万字干货分享！基于PaddleMIX实现InternVL2多模态模型推理

本文主要介绍如何基于 PaddleMIX 实现 InternVL2 多模态模型推理，转载自飞桨PaddlePaddle公众号。

InternVL 开源链接：

https://github.com/OpenGVLab/InternVL

作者介绍：

企鹅火烈鸟：北京邮电大学研二、书生大模型开源社区核心贡献者、飞桨核心框架贡献者俱乐部成员、百度飞桨(厦门)人工智能产业赋能中心核心开发者

散步：书生大模型开源社区核心贡献者、飞桨开发者技术专家、飞桨核心框架贡献者俱乐部成员、百度飞桨(厦门)人工智能产业赋能中心特聘专家

PaddleMIX 介绍

PaddleMIX 是基于飞桨框架的多模态大模型开发套件,包含常见的 SOTA 多模态模型训练、推理组件。随着多模态在实际场景理解与逻辑推理能力的逐渐提高，已逐渐具备产业实践落地的潜力。结合百度飞桨（厦门）人工智能产业赋能中心的实际落地需求，我们决定一起在 PaddleMIX 套件上支持 InternVL2 多模态模型的推理工作，将业内先进的多模态模型带给飞桨生态开发者，提升开发者在不同落地场景下对于视觉感知、图文检索、图生文和多模态对话的实际体验效果。

基于 PaddleMIX 套件实现 InternVL2 多模态模型推理

在进行 PaddleMIX 模型的新增工作时，可遵循以下三个关键步骤：

1. 权重转换：将其他框架的模型推理权重转换为飞桨框架的推理模型权重，这一步能确保模型在飞桨环境中能够被正常解析加载和使用，过程中需要注意到特定数据结构的规则对齐与正确转换。

2. 模型组网转换：利用飞桨框架提供的 Paconvert 工具进行模型组网的转换。除此步骤外，还需要对模型的非常见API以及相关实现进行检查，以保证模型结构完整可推理；在 InternVL2 的合入工作中，主要难点在于预处理以及 transformers 接口部分的完整迁移推理。

3. 训练与推理精度对齐：在成功进行训练或推理前，需要对 PaddleMIX 套件中的模型结果进行精度对齐，以确保模型的推理结果与预期相符；对于可训练模型，我们则需要将对齐模型训练时 loss 下降的精度，以保证模型结果一致性。

权重转换

要想支持任意其他框架模型在飞桨框架上的新增工作，都需要先进行基础权重的适配转换。首先在 huggingface 上获取 InternVL-8B 的 safetensors 基础权重，合并整合为bin的单一文件格式，最后进入到进行飞桨框架权重的正式转换流程。值得注意的是， huggingface 上的多数模型存储为 bfloat16 的数据格式，但由于权重转化需要经过 numpy 的中间过程，考虑到 numpy 对bfloat16 的支持有限，在权重数据转换时需要对 bfloat16 数据格式权重进行额外转换处理：

is_bf16 = False

if value.dtype == torch.bfloat16:
    is_bf16 = True

if is_bf16 is True:
    # paddle 权重转换回 bf16
    print("is_bf16")
    paddle_tensor = paddle.to_tensor(tensor.cpu().numpy())
    paddle_tensor = paddle_tensor.astype(paddle.bfloat16)
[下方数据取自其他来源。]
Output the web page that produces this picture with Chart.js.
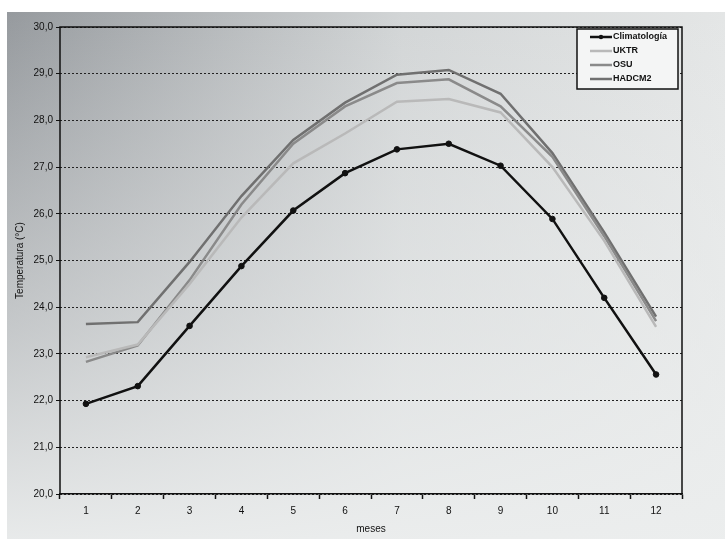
<!DOCTYPE html>
<html>
<head>
<meta charset="utf-8">
<script src="https://cdn.jsdelivr.net/npm/chart.js@4.4.1/dist/chart.umd.min.js"></script>
<style>
  html, body { margin: 0; padding: 0; background: #fff; }
</style>
</head>
<body>
<canvas id="graficoTemp" width="725" height="539"></canvas>
<script>
// datos
const meses = ['1','2','3','4','5','6','7','8','9','10','11','12'];
const climatologia = [21.93, 22.31, 23.6, 24.88, 26.07, 26.87, 27.38, 27.5, 27.03, 25.89, 24.2, 22.56];
const uktr   = [22.93, 23.2, 24.5, 25.92, 27.08, 27.72, 28.4, 28.46, 28.17, 27.0, 25.42, 23.58];
const osu    = [22.83, 23.18, 24.58, 26.2, 27.5, 28.3, 28.8, 28.88, 28.3, 27.22, 25.52, 23.7];
const hadcm2 = [23.64, 23.68, 24.97, 26.38, 27.58, 28.38, 28.98, 29.08, 28.57, 27.3, 25.6, 23.8];
const yMin = 20, yMax = 30, yPaso = 1;

const fuente = "'Liberation Sans', Arial, sans-serif";

// fondo gris degradado
const fondo = {
  id: 'fondo',
  beforeDraw(chart) {
    const ctx = chart.ctx;
    const w = chart.width, h = chart.height;
    ctx.save();
    ctx.fillStyle = '#ffffff';
    ctx.fillRect(0, 0, w, h);
    const g1 = ctx.createLinearGradient(7, 0, w, 0);
    g1.addColorStop(0, '#969a9e');
    g1.addColorStop(0.55, '#d2d5d6');
    g1.addColorStop(1, '#e4e6e6');
    ctx.fillStyle = g1;
    ctx.fillRect(7, 12, w - 7, h - 12);
    const g2 = ctx.createLinearGradient(0, 12, 0, h);
    g2.addColorStop(0, 'rgba(240,242,242,0)');
    g2.addColorStop(0.6, 'rgba(236,238,238,0.55)');
    g2.addColorStop(1, 'rgba(236,238,238,0.95)');
    ctx.fillStyle = g2;
    ctx.fillRect(7, 12, w - 7, h - 12);
    ctx.restore();
  }
};

// marco y leyenda en recuadro
const marco = {
  id: 'marco',
  afterDraw(chart) {
    const ctx = chart.ctx;
    const a = chart.chartArea;
    ctx.save();
    ctx.setLineDash([]);
    ctx.strokeStyle = '#111';
    ctx.lineWidth = 1.5;
    ctx.beginPath();
    ctx.moveTo(a.left, a.bottom);
    ctx.lineTo(a.left, a.top);
    ctx.lineTo(a.right, a.top);
    ctx.lineTo(a.right, a.bottom);
    ctx.stroke();

    // leyenda
    const bx = 577, by = 29, bw = 101, bh = 60;
    ctx.fillStyle = '#f4f5f5';
    ctx.fillRect(bx, by, bw, bh);
    ctx.strokeStyle = '#111';
    ctx.lineWidth = 1.5;
    ctx.strokeRect(bx, by, bw, bh);
    ctx.font = 'bold 9px ' + fuente;
    ctx.textBaseline = 'middle';
    chart.data.datasets.forEach((ds, i) => {
      const y = by + 8 + i * 14;
      ctx.strokeStyle = ds.borderColor;
      ctx.lineWidth = 2.5;
      ctx.beginPath();
      ctx.moveTo(bx + 13, y);
      ctx.lineTo(bx + 35, y);
      ctx.stroke();
      if (ds.pointRadius > 0) {
        ctx.fillStyle = ds.borderColor;
        ctx.beginPath();
        ctx.arc(bx + 24, y, 2.2, 0, Math.PI * 2);
        ctx.fill();
      }
      ctx.fillStyle = '#111';
      ctx.fillText(ds.label, bx + 36, y);
    });
    ctx.restore();
  }
};

const ctx = document.getElementById('graficoTemp').getContext('2d');
new Chart(ctx, {
  type: 'line',
  data: {
    labels: meses,
    datasets: [
      { label: 'Climatología', data: climatologia, borderColor: '#111111', backgroundColor: '#111111',
        borderWidth: 2.5, pointRadius: 2.8, pointBorderWidth: 1, pointBackgroundColor: '#111111', tension: 0 },
      { label: 'UKTR', data: uktr, borderColor: '#b9b9b9', borderWidth: 2.5, pointRadius: 0, tension: 0 },
      { label: 'OSU', data: osu, borderColor: '#8a8a8a', borderWidth: 2.5, pointRadius: 0, tension: 0 },
      { label: 'HADCM2', data: hadcm2, borderColor: '#707070', borderWidth: 2.5, pointRadius: 0, tension: 0 }
    ]
  },
  options: {
    responsive: false,
    animation: false,
    layout: { padding: { top: 27, right: 43, left: 8, bottom: 0 } },
    plugins: {
      legend: { display: false },
      tooltip: { enabled: false }
    },
    scales: {
      x: {
        offset: true,
        grid: { display: true, offset: true, drawOnChartArea: false, drawTicks: true,
                tickLength: 5, tickColor: '#111', tickWidth: 1.5 },
        border: { display: true, color: '#111', width: 1.5 },
        ticks: { color: '#111', font: { family: fuente, size: 10 }, padding: 6, maxRotation: 0 },
        title: { display: true, text: 'meses', color: '#111', font: { family: fuente, size: 10 }, padding: { top: 2, bottom: 4 } },
        afterFit(scale) { scale.height = 45; }
      },
      y: {
        min: yMin,
        max: yMax,
        ticks: { stepSize: yPaso, color: '#111', font: { family: fuente, size: 10 }, padding: 3,
                 callback: v => v.toFixed(1).replace('.', ',') },
        grid: { color: '#222', lineWidth: 1, tickLength: 4, tickColor: '#111', tickBorderDash: [0, 0] },
        border: { display: false, dash: [2, 2] },
        title: { display: true, text: 'Temperatura (°C)', color: '#111', font: { family: fuente, size: 10 }, padding: 6 },
        afterFit(scale) { scale.width = 52; }
      }
    }
  },
  plugins: [fondo, marco]
});
</script>
</body>
</html>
在权重转换至飞桨框架权重的过程中，由于不同深度学习框架在线性层权重矩阵的行列顺序上存在差异，因此在权重的转换过程中，我们仍需要对线性层权重矩阵进行额外的转置操作，以保证最后结果对齐：

if ('linear' in torch_key) or ('proj' in torch_key) or ('vocab' in torch_key and 'weight' in torch_key) \
   or ("attn.qkv" in torch_key) or ("mlp.fc1" in torch_key) or ("mlp.fc2" in torch_key) \
   or ("feed_forward.w1" in torch_key) or ("feed_forward.w2" in torch_key) \
   or ("feed_forward.w3" in torch_key) or ("language_model.output.weight" in torch_key):

    if tensor.ndim >= 2:
        tensor = tensor.transpose(0, 1)

对于卷积层，需要额外对卷积形状进行转置处理，已适配飞桨框架对应数据格式进行推理：

elif 'conv' in torch_key and 'weight' in torch_key:
    # 对于卷积层，需要转置 weight 张量的形状
    if tensor.ndim == 4:  # 2D 卷积
        tensor = tensor.transpose(2, 3, 1, 0)
    elif tensor.ndim == 5:  # 3D 卷积
        tensor = tensor.transpose(2, 3, 4, 1, 0)

完整处理代码如下所示，运行后可以得到初始推理所需的 model_state.pdparams 模型文件。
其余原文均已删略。